Here’s what I wrote to the parish in response to the invitation
“Let’s explore mission!” says Theologian-in-Residence Titus Presler
The invitation from Christ Church in Ponte Vedra to be Theologian-in-Residence over the next weeks is an honor and a privilege, and I am grateful. I look forward to engaging with you as a community in a variety of venues, which include a keynote, Sunday and weekday classes, mission group meetings, a Bible study, preaching, and informal gatherings. My wife Jane is with me and looks forward to exploring the Ponte Vedra community.

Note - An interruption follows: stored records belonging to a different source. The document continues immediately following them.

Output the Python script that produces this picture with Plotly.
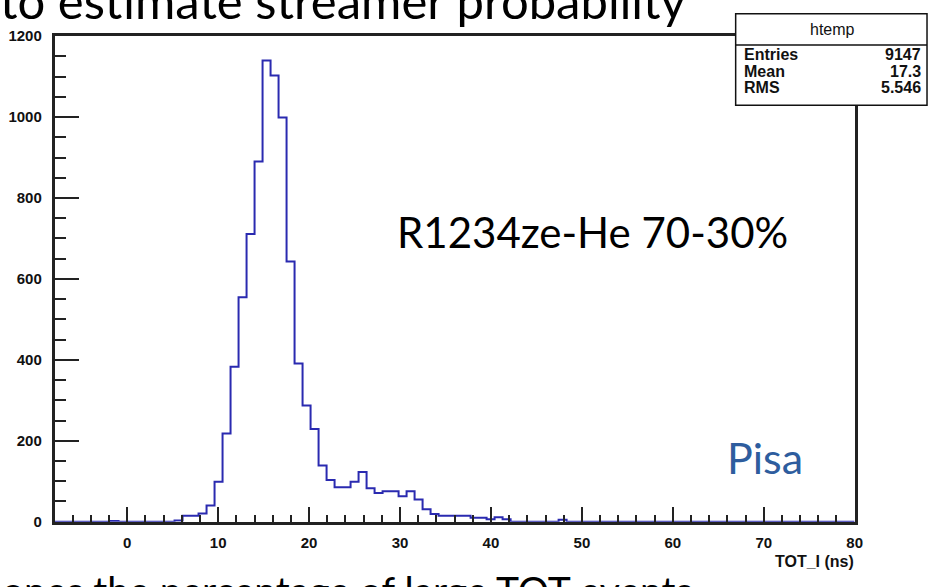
import numpy as np
import plotly.graph_objects as go

# ---- data ----
x_low = -8.0
x_high = 80.0
n_bins = 100
counts = [0, 0, 0, 0, 0, 0, 0, 2, 0, 0,
          0, 0, 0, 0, 0, 3, 15, 15, 20, 40,
          99, 218, 383, 555, 711, 890, 1140, 1103, 999, 643,
          391, 287, 229, 139, 103, 85, 85, 99, 123, 83,
          71, 75, 75, 63, 75, 55, 31, 19, 15, 15,
          15, 15, 10, 10, 6, 11, 6, 0, 0, 0,
          0, 0, 0, 5, 0, 0, 0, 0, 0, 0,
          0, 0, 0, 0, 0, 0, 0, 0, 0, 0,
          0, 0, 0, 0, 0, 0, 0, 0, 0, 0,
          0, 0, 0, 0, 0, 0, 0, 0, 0, 0]
stats_labels = ["Entries", "Mean", "RMS"]
stats_values = ["9147", "17.3", "5.546"]
hist_name = "htemp"
x_title = "TOT_I (ns)"
overlay_text = "R1234ze-He 70-30%"
site_text = "Pisa"
top_text = "to estimate streamer probability"
bottom_text = "ones the percentage of large TOT events"

W, H = 937, 587
edges = np.linspace(x_low, x_high, n_bins + 1)
xs = list(edges)
ys = list(counts) + [counts[-1]]

def px(x):
    return x / W

def py(y):
    return 1 - y / H

fig = go.Figure()
fig.add_trace(go.Scatter(x=xs, y=ys, mode="lines", line=dict(shape="hv", color="#2a2ab0", width=2),
                         hoverinfo="skip", showlegend=False, cliponaxis=True))

axis_font = dict(family="Liberation Sans, Arial", size=15, color="#111", weight="bold")
fig.update_layout(
    width=W, height=H, margin=dict(l=0, r=0, t=0, b=0),
    paper_bgcolor="white", plot_bgcolor="white",
    showlegend=False,
    xaxis=dict(domain=[px(55), px(862)], range=[x_low, x_high], tickmode="linear", tick0=0, dtick=10,
               ticks="inside", ticklen=15, tickwidth=1.5, tickcolor="#222",
               minor=dict(ticks="inside", ticklen=7, dtick=2, tick0=0, tickwidth=1.5, tickcolor="#222"),
               showline=True, linecolor="#222", linewidth=2.5, mirror=True, showgrid=False, zeroline=False,
               tickfont=axis_font, ticklabelstandoff=6, layer="above traces"),
    yaxis=dict(domain=[py(528), py(28)], range=[0, 1200], tickmode="linear", tick0=0, dtick=200,
               ticks="inside", ticklen=25, tickwidth=1.5, tickcolor="#222",
               minor=dict(ticks="inside", ticklen=12, dtick=50, tick0=0, tickwidth=1.5, tickcolor="#222"),
               showline=True, linecolor="#222", linewidth=2.5, mirror=True, showgrid=False, zeroline=False,
               tickfont=axis_font, ticklabelstandoff=7, layer="above traces"),
)

# stats box
fig.add_shape(type="rect", xref="paper", yref="paper", x0=px(742), x1=px(935), y0=py(99), y1=py(5),
              line=dict(color="#111", width=1.5), fillcolor="white", layer="above")
fig.add_shape(type="line", xref="paper", yref="paper", x0=px(742), x1=px(935), y0=py(37), y1=py(37),
              line=dict(color="#111", width=1.5), layer="above")
sfam = "Liberation Sans, Arial"
stat_font = dict(family=sfam, size=16, color="#111", weight="bold")
fig.add_annotation(xref="paper", yref="paper", x=px(840), y=py(21), text=hist_name, showarrow=False,
                   font=dict(family=sfam, size=16, color="#111"), xanchor="center", yanchor="middle")
for i, (lab, val) in enumerate(zip(stats_labels, stats_values)):
    yy = 47 + i * 17
    fig.add_annotation(xref="paper", yref="paper", x=px(748), y=py(yy), text=lab, showarrow=False,
                       font=stat_font, xanchor="left", yanchor="middle")
    fig.add_annotation(xref="paper", yref="paper", x=px(931), y=py(yy), text=val, showarrow=False,
                       font=stat_font, xanchor="right", yanchor="middle")

# axis title
fig.add_annotation(xref="paper", yref="paper", x=px(863), y=py(569), text=x_title, showarrow=False,
                   font=dict(family=sfam, size=16, color="#111", weight="bold"), xanchor="right", yanchor="middle")

# overlay texts
big_font = "Lato, Carlito, Open Sans"
fig.add_annotation(xref="paper", yref="paper", x=px(398), y=py(230), text=overlay_text, showarrow=False,
                   font=dict(family=big_font, size=42, color="black"), xanchor="left", yanchor="middle")
fig.add_annotation(xref="paper", yref="paper", x=px(731), y=py(462), text=site_text, showarrow=False,
                   font=dict(family=big_font, size=43, color="#2e5d9e"), xanchor="left", yanchor="middle")
fig.add_annotation(xref="paper", yref="paper", x=px(-2), y=py(-9), text=top_text, showarrow=False,
                   font=dict(family=big_font, size=49, color="black"), xanchor="left", yanchor="middle")
fig.add_annotation(xref="paper", yref="paper", x=px(0), y=py(598), text=bottom_text, showarrow=False,
                   font=dict(family=big_font, size=39, color="black"), xanchor="left", yanchor="middle")

fig.write_html("out.html")
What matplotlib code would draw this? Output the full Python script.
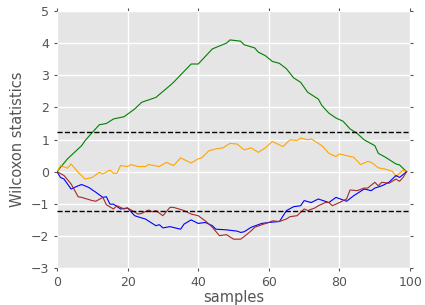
import matplotlib
matplotlib.use("Agg")
import matplotlib.pyplot as plt

plt.style.use("ggplot")
plt.rcParams["font.family"] = ["DejaVu Sans"]

green_x = [0,3,7,8,10,12,14,16,19,22,24,28,32,33,38,40,44,48,49,52,53,56,57,59,61,63,65,67,69,71,74,75,77,79,81,83,85,87,90,91,93,96,97,99]
green_y = [0,0.40,0.81,0.97,1.22,1.46,1.50,1.64,1.71,1.95,2.16,2.31,2.68,2.78,3.35,3.35,3.82,4.0,4.1,4.06,3.95,3.85,3.72,3.61,3.43,3.37,3.20,2.92,2.78,2.47,2.26,2.06,1.82,1.67,1.57,1.33,1.19,0.99,0.81,0.57,0.45,0.24,0.21,0]

orange_x = [0,1,3,4,6,8,10,12,13,15,16,17,18,20,21,23,25,26,29,31,33,35,38,40,41,43,45,47,49,51,53,55,57,59,61,64,66,68,69,71,72,75,77,79,80,82,84,86,88,89,91,93,95,96,97,98,99]
orange_y = [0,0.19,0.11,0.24,-0.02,-0.23,-0.18,-0.02,-0.07,0.05,-0.05,-0.05,0.19,0.16,0.22,0.16,0.16,0.22,0.16,0.29,0.19,0.43,0.27,0.40,0.43,0.65,0.71,0.74,0.88,0.86,0.68,0.74,0.60,0.74,0.94,0.78,0.99,0.97,1.05,0.99,1.02,0.81,0.57,0.47,0.55,0.50,0.45,0.22,0.32,0.29,0.12,0.08,0.01,-0.16,-0.05,0.05,0]

blue_x = [0,1,2,4,6,7,9,11,13,14,15,16,18,20,22,24,25,28,29,30,32,35,36,38,40,42,44,45,48,51,52,53,55,58,60,63,65,67,69,70,72,74,77,79,82,84,87,89,90,92,94,96,97,99]
blue_y = [0,-0.18,-0.23,-0.54,-0.44,-0.40,-0.49,-0.64,-0.80,-0.78,-1.01,-1.01,-1.16,-1.13,-1.37,-1.44,-1.47,-1.68,-1.65,-1.75,-1.71,-1.79,-1.63,-1.50,-1.61,-1.58,-1.68,-1.79,-1.81,-1.85,-1.89,-1.87,-1.73,-1.61,-1.58,-1.55,-1.21,-1.09,-1.06,-0.90,-0.96,-0.85,-0.96,-0.80,-0.92,-0.75,-0.54,-0.59,-0.51,-0.44,-0.33,-0.12,-0.18,0]

red_x = [0,2,4,6,7,10,11,13,14,16,17,19,20,23,24,26,27,28,30,32,33,36,38,40,42,44,46,48,50,52,53,55,56,58,60,61,63,65,66,68,70,71,73,74,76,77,78,80,82,83,85,87,88,90,91,92,94,96,97,98,99]
red_y = [0,-0.12,-0.38,-0.78,-0.80,-0.90,-0.92,-0.80,-1.03,-1.16,-1.06,-1.16,-1.13,-1.32,-1.30,-1.19,-1.25,-1.21,-1.37,-1.11,-1.11,-1.21,-1.32,-1.37,-1.53,-1.73,-1.99,-1.96,-2.10,-2.10,-2.02,-1.84,-1.73,-1.65,-1.58,-1.53,-1.55,-1.47,-1.40,-1.37,-1.16,-1.21,-1.13,-1.06,-0.96,-0.96,-1.06,-0.96,-0.85,-0.57,-0.59,-0.51,-0.51,-0.33,-0.44,-0.33,-0.36,-0.23,-0.30,-0.18,0]

threshold = 1.22

fig = plt.figure(figsize=(4.25, 3.05), dpi=100)
ax = fig.add_axes([0.134, 0.121, 0.831, 0.843])
ax.set_facecolor("#E5E5E5")

ax.plot(green_x, green_y, color="#008000", lw=0.8)
ax.plot(orange_x, orange_y, color="#FFA500", lw=0.8)
ax.plot(blue_x, blue_y, color="#0000FF", lw=0.8)
ax.plot(red_x, red_y, color="#A52A2A", lw=0.8)
ax.axhline(threshold, color="black", ls="--", lw=1)
ax.axhline(-threshold, color="black", ls="--", lw=1)

ax.set_xlim(0, 100)
ax.set_ylim(-3, 5)
ax.set_xticks(range(0, 101, 20))
ax.set_yticks(range(-3, 6))
ax.grid(True, color="white", lw=1)
ax.set_axisbelow(True)
for s in ax.spines.values():
    s.set_visible(False)
ax.tick_params(axis="both", labelsize=9, colors="#555555", length=2, direction="out",
               top=True, right=True)
ax.set_xlabel("samples", fontsize=10.5, color="#555555", labelpad=1)
ax.set_ylabel("Wilcoxon statistics", fontsize=10.5, color="#555555", labelpad=4)

fig.savefig("out.png", dpi=100)
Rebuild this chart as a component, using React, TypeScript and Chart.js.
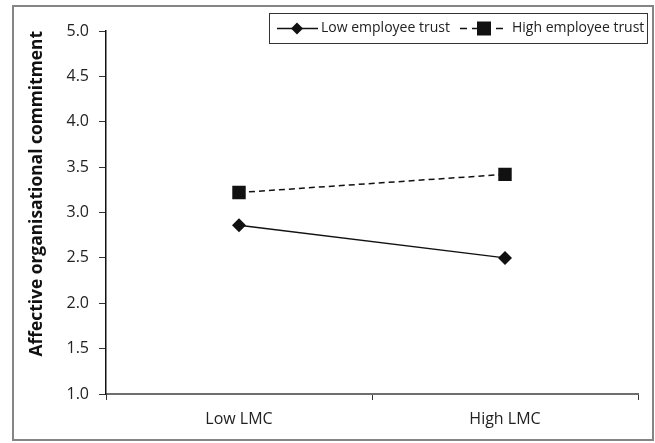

One theme of my visit with you is Christian-Muslim relations, surely one of the major challenges facing Christians and the world community in the 21st century. My reflection arises out of recent experience in mission and higher education in Peshawar, Pakistan, as well as long residence in India and some exposure in the Arab world. How might we best understand the disturbing phenomena of religious conflict and violence in our time? How can Christians and Muslims build bridges of understanding and mutual exploration?
Mission is an overall theme for my time with you. What is Christian mission? What do we see in scripture and history about the movement of God’s mission in the world? Amid the myriad claims on our care and concern, what is the distinctive note of mission? Today’s world is being torn apart by differences that are used as pretexts for exclusion, oppression and violence. Mission as ministry in the dimension of difference is an understanding that pushes us to address the world’s anguish and keeps us focused on reconciliation, which is the ultimate aim of God’s mission in Christ Jesus.
Christ Church is a gifted community of vision, with much to offer to the world. I look forward to engaging with you around how God may be moving you to greater participation in God’s mission.
Altogether this venture is a fine undertaking on the part of Christ Church, Ponte Vedra, a privilege and honor for me, and a good sign of mission concern in the church.